Code that draws figures

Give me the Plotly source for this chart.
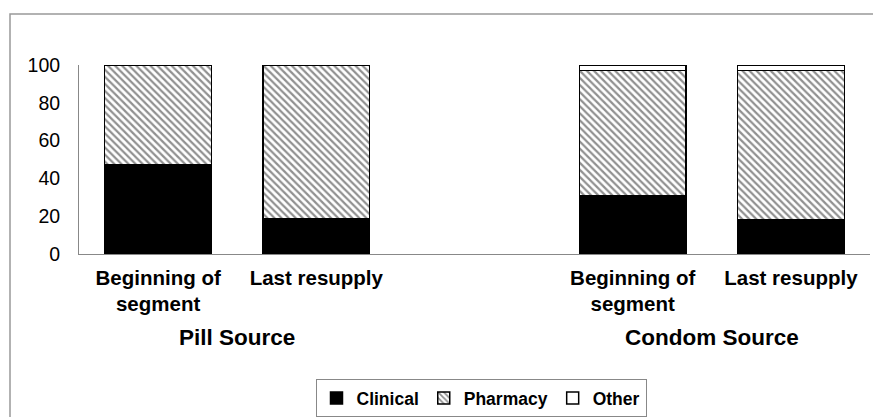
import plotly.graph_objects as go

# Data
positions = [0, 1, 3, 4]
categories = ["Beginning of<br>segment", "Last resupply", "Beginning of<br>segment", "Last resupply"]
groups = ["Pill Source", "Condom Source"]
group_centers = [0.5, 3.5]
clinical = [47, 18.5, 31, 18]
pharmacy = [53, 81.5, 66, 79]
other = [0, 0, 3, 3]

fig = go.Figure()
fig.add_trace(go.Bar(
    x=positions, y=clinical, name="<b>Clinical</b>", width=0.675,
    marker=dict(color="black", line=dict(color="black", width=1.5)),
))
fig.add_trace(go.Bar(
    x=positions, y=pharmacy, name="<b>Pharmacy</b>", width=0.675,
    marker=dict(color="white", line=dict(color="black", width=1.5),
                pattern=dict(shape="\\", fgcolor="#222222", bgcolor="white",
                             size=5, solidity=0.45, fillmode="overlay")),
))
fig.add_trace(go.Bar(
    x=positions, y=other, name="<b>Other</b>", width=0.675,
    marker=dict(color="white", line=dict(color="black", width=1.5)),
))

# page has an 8px body offset; plot area target on screen: x 79..870, y 65..254
annotations = []
for g, c in zip(groups, group_centers):
    annotations.append(dict(
        x=c, y=(254 - 337) / 189, xref="x", yref="paper",
        text="<b>" + g + "</b>", showarrow=False,
        font=dict(size=22.5, color="black", family="Liberation Sans, Arial"),
        xanchor="center", yanchor="middle",
    ))

fig.update_layout(
    barmode="stack",
    width=881, height=417,
    margin=dict(l=71, r=19, t=57, b=171, autoexpand=False),
    plot_bgcolor="white", paper_bgcolor="white",
    font=dict(family="Liberation Sans, Arial", color="black"),
    showlegend=True,
    legend=dict(
        orientation="h", x=(481 - 79) / 791, xanchor="center",
        y=(254 - 379) / 189, yanchor="top",
        bordercolor="#888888", borderwidth=1,
        font=dict(size=17.5, color="black"),
        traceorder="normal",
        itemwidth=30,
    ),
    xaxis=dict(
        range=[-0.5, 4.5],
        tickvals=positions,
        ticktext=["<b>" + c + "</b>" for c in categories],
        tickfont=dict(size=20.5, color="black"),
        showline=True, linecolor="#888888", linewidth=1,
        showgrid=False, zeroline=False, ticks="",
        tickangle=0, automargin=False, ticklabelstandoff=5,
    ),
    yaxis=dict(
        range=[0, 100], tickvals=[0, 20, 40, 60, 80, 100],
        tickfont=dict(size=19.5, color="black"),
        showline=True, linecolor="#888888", linewidth=1,
        showgrid=False, zeroline=False, ticks="",
        ticklabelstandoff=14, automargin=False,
    ),
    annotations=annotations,
    shapes=[dict(
        type="rect", xref="paper", yref="paper",
        x0=(10 - 79) / 791, x1=(884 - 79) / 791,
        y0=(254 - 425) / 189, y1=(254 - 14) / 189,
        line=dict(color="#999999", width=1.5), fillcolor="rgba(0,0,0,0)",
        layer="below",
    )],
)

fig.write_html("out.html")
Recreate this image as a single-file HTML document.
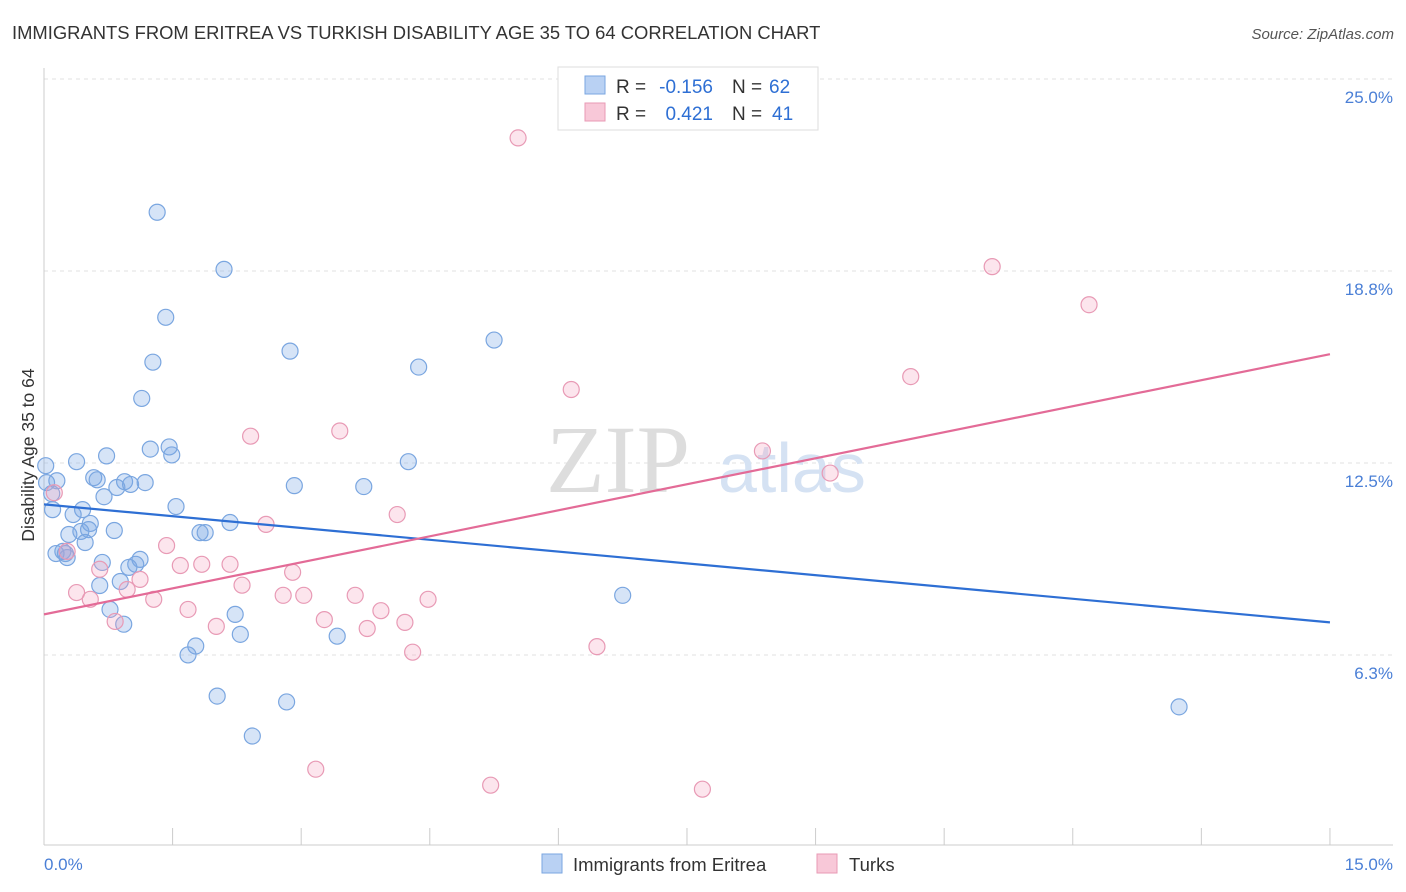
<!DOCTYPE html>
<html><head><meta charset="utf-8"><style>
body{margin:0;background:#fff;font-family:"Liberation Sans",sans-serif;}
svg{display:block}
</style></head><body>
<svg width="1406" height="892" xmlns="http://www.w3.org/2000/svg">
<text x="12" y="39" font-size="18.4" fill="#333">IMMIGRANTS FROM ERITREA VS TURKISH DISABILITY AGE 35 TO 64 CORRELATION CHART</text>
<text x="1394" y="39" font-size="15" fill="#555" font-style="italic" text-anchor="end">Source: ZipAtlas.com</text>
<g id="grid"></g>
<text x="690" y="492" font-size="96" font-family="Liberation Serif" fill="#ddd" text-anchor="end">ZIP</text>
<text x="718" y="492" font-size="70" fill="#d5e2f3">atlas</text>
<line x1="44" y1="68" x2="44" y2="845" stroke="#ccc"/>
<line x1="44" y1="845" x2="1393" y2="845" stroke="#ccc"/>
<g id="xticks"></g>
<g id="pts"></g>
<g id="lines"></g>
<text x="34" y="455" font-size="17.5" fill="#333" text-anchor="middle" transform="rotate(-90 34 455)">Disability Age 35 to 64</text>
<text x="44" y="870" font-size="17" fill="#4a7fd6">0.0%</text>
<text x="1393" y="870" font-size="17" fill="#4a7fd6" text-anchor="end">15.0%</text>
<g>
<rect x="558" y="67" width="260" height="63" fill="#fff" stroke="#ddd"/>
<rect x="585" y="76" width="20" height="18" fill="#b9d1f3" stroke="#7aa6e0"/>
<rect x="585" y="103" width="20" height="18" fill="#f8c8d8" stroke="#e89ab5"/>
<text x="616" y="93" font-size="19" fill="#333">R =</text>
<text x="713" y="93" font-size="19" fill="#2e6fd4" text-anchor="end">-0.156</text>
<text x="732" y="93" font-size="19" fill="#333">N =</text>
<text x="769" y="93" font-size="19" fill="#2e6fd4">62</text>
<text x="616" y="120" font-size="19" fill="#333">R =</text>
<text x="713" y="120" font-size="19" fill="#2e6fd4" text-anchor="end">0.421</text>
<text x="732" y="120" font-size="19" fill="#333">N =</text>
<text x="772" y="120" font-size="19" fill="#2e6fd4">41</text>
</g>
<g>
<rect x="542" y="854" width="20" height="19" fill="#b9d1f3" stroke="#7aa6e0"/>
<text x="573" y="871" font-size="18.5" fill="#333">Immigrants from Eritrea</text>
<rect x="817" y="854" width="20" height="19" fill="#f8c8d8" stroke="#e89ab5"/>
<text x="849" y="871" font-size="18.5" fill="#333">Turks</text>
</g>
</svg>
<script>
const yTicks=[25.0,18.8,12.5,6.3];
const yTickLabels=["25.0%","18.8%","12.5%","6.3%"];
const blueX=[1.32,2.1,1.42,1.27,1.14,2.87,5.25,4.37,1.24,1.46,1.49,0.73,0.38,0.02,0.15,0.58,0.62,0.94,1.01,1.18,0.85,0.7,0.09,2.92,3.73,4.25,0.1,0.45,1.54,0.34,0.54,2.17,0.29,0.43,0.52,0.82,1.82,1.88,0.48,0.14,0.22,0.27,1.12,1.07,0.99,0.68,0.65,0.89,0.77,2.23,0.93,2.29,3.42,6.75,1.77,1.68,2.02,2.83,2.43,13.24,0.03,0.25];
const blueY=[20.76,18.9,17.34,15.88,14.7,16.24,16.6,15.72,13.05,13.12,12.86,12.83,12.64,12.51,12.02,12.12,12.05,11.99,11.9,11.96,11.8,11.5,11.6,11.86,11.83,12.64,11.08,11.08,11.18,10.92,10.63,10.66,10.27,10.37,10.43,10.4,10.33,10.33,10.01,9.65,9.72,9.52,9.46,9.3,9.2,9.36,8.61,8.74,7.83,7.67,7.35,7.02,6.96,8.29,6.64,6.35,5.01,4.82,3.71,4.66,11.96,9.65];
const pinkX=[5.53,11.06,12.19,10.11,6.15,2.41,3.45,8.38,9.17,0.12,4.12,2.59,1.43,1.59,1.84,2.17,2.9,0.65,1.12,2.31,0.97,0.38,0.54,1.28,2.79,3.03,3.63,4.48,1.68,3.93,3.27,4.21,0.83,2.01,3.77,6.45,4.3,3.17,5.21,7.68,0.27];
const pinkY=[23.18,18.99,17.75,15.41,14.99,13.47,13.64,12.99,12.27,11.63,10.92,10.6,9.91,9.26,9.3,9.3,9.04,9.14,8.81,8.62,8.48,8.38,8.16,8.16,8.29,8.29,8.29,8.16,7.83,7.79,7.5,7.41,7.44,7.28,7.21,6.62,6.44,2.63,2.11,1.98,9.72];
const blueTrend=[11.25,7.41];
const pinkTrend=[7.67,16.14];
const xTickVals=[1.5,3,4.5,6,7.5,9,10.5,12,13.5,15];
const NS="http://www.w3.org/2000/svg";
const X=v=>44+v*85.73, Y=v=>658-(v-6.25)*30.72;
const G=v=>655-(v-6.25)*30.72;
function mk(t,a,p){const e=document.createElementNS(NS,t);for(const k in a)e.setAttribute(k,a[k]);document.getElementById(p).appendChild(e);return e;}
yTicks.forEach((v,i)=>{const yy=G(v===18.8?18.75:v===6.3?6.25:v);
const l=mk('line',{x1:44,x2:1393,y1:yy,y2:yy,stroke:'#e2e2e2','stroke-dasharray':'4,4'},'grid');


const t=mk('text',{x:1393,y:yy+24,'font-size':17,fill:'#4a7fd6','text-anchor':'end'},'grid');
t.textContent=yTickLabels[i];

});
xTickVals.forEach(v=>{const l=mk('line',{x1:X(v),x2:X(v),y1:828,y2:845,stroke:'#ccc'},'xticks');

});
blueX.forEach((v,i)=>{const c=mk('circle',{cx:X(v),cy:Y(blueY[i]),r:8,fill:'rgba(120,165,230,0.3)',stroke:'#7aa6e0','stroke-width':1.2},'pts');

});
pinkX.forEach((v,i)=>{const c=mk('circle',{cx:X(v),cy:Y(pinkY[i]),r:8,fill:'rgba(245,160,190,0.28)',stroke:'#e89ab5','stroke-width':1.2},'pts');

});
const bl=mk('line',{x1:X(0),y1:Y(blueTrend[0]),x2:X(15),y2:Y(blueTrend[1]),stroke:'#2e6fd4','stroke-width':2.2},'lines');


const pl=mk('line',{x1:X(0),y1:Y(pinkTrend[0]),x2:X(15),y2:Y(pinkTrend[1]),stroke:'#e36b97','stroke-width':2.2},'lines');


</script>
</body></html>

# [Requirement]
Only the lines from the start of the records to the line with "other = [0, 0, 3, 3]" belong in the copy. Print them exactly, minus pictures.

# [The output]
Give me the Plotly source for this chart.
import plotly.graph_objects as go

# Data
positions = [0, 1, 3, 4]
categories = ["Beginning of<br>segment", "Last resupply", "Beginning of<br>segment", "Last resupply"]
groups = ["Pill Source", "Condom Source"]
group_centers = [0.5, 3.5]
clinical = [47, 18.5, 31, 18]
pharmacy = [53, 81.5, 66, 79]
other = [0, 0, 3, 3]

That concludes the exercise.